Selain itu, pada 2014, misi ESA yang paling bersejarah dalam dunia astronomi adalah berhasil mendaratkan pesawat di permukaan komet untuk pertama kalinya. Merangkum CNNIndonesia, prestasi ini dicapai berkat misi yang sudah dimulai sejak 2004 silam.
Pesawat antariksa Rosetta mendekati Komet 67P/Churyumov-Gerasimenko. Pada Rabu, 12 November 2014, Rosetta meluncurkan pesawat robotika Philae untuk mendarat di permukaan komet.
Misi itu bertujuan untuk meneliti permukaan dan melakukan pengeboran pada komet. Data-data itu kemudian dikirim ke bumi untuk diteliti oleh para ilmuwan guna mengungkap rahasia di balik terbentuknya planet, tata surya, hingga kemunculan kehidupan.
Pesawat Pendarat Philai berfungsi untuk mengukur kelembaban dan unsur panas di permukaan komet, menganalisa gas untuk mengidentifikasi kimiawi organik yang kompleks, mengukur medan magnet, mencari tahu interaksi antara komet dan aliran proton dan elektron yang dikeluarkan matahari serta mengambil sampel material komet.
Mencari asal-usul alam semesta
Meski sempat kehabisan baterai, eksplorasi komet ini tergolong sukses. Pasalnya robot berhasil mengumpulkan data-data yang dibutuhkan untuk diteliti.

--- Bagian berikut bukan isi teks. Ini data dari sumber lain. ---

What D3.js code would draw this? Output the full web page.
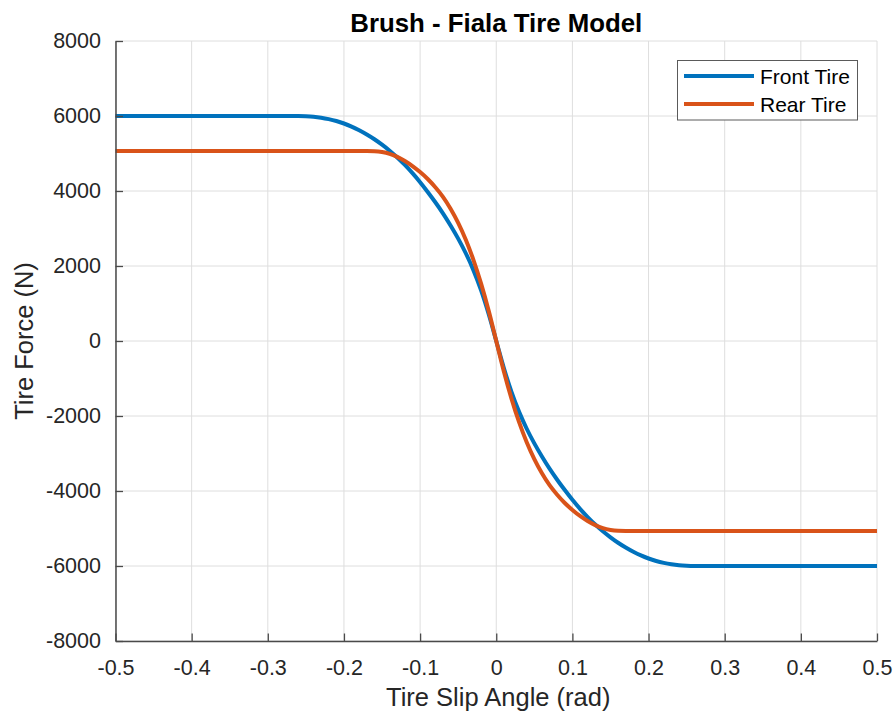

Komet yang dipilih ESA tidak sembarang. Komet 67P mengandung unsur-unsur yang mirip dengan yang ada di Bumi, misalnya air. Sehingga bisa dijadikan acuan untuk menceritakan kehidupan awal di Bumi.
Setelah mendarat di Komet, komponen bernama ROLIS pada Philai akan merekam gambar permukaan dari jarak dekat untuk pertama kalinya dalam sejarah. Data kemudian dikirimkan ke bumi lewat pesawat pengorbit. Begitu juga dengan material yang telah dibor.
"Mungkin awal kehidupan tidak berasal dari Bumi, tapi dibawa ke Bumi melalui komet tersebut. Dan saya pikir itu semua adalah alasan yang tepat untuk semua upaya ini,” kata Direktur ESA periode 2011-2015, Thomas Reiter dikutip CNNIndonesia.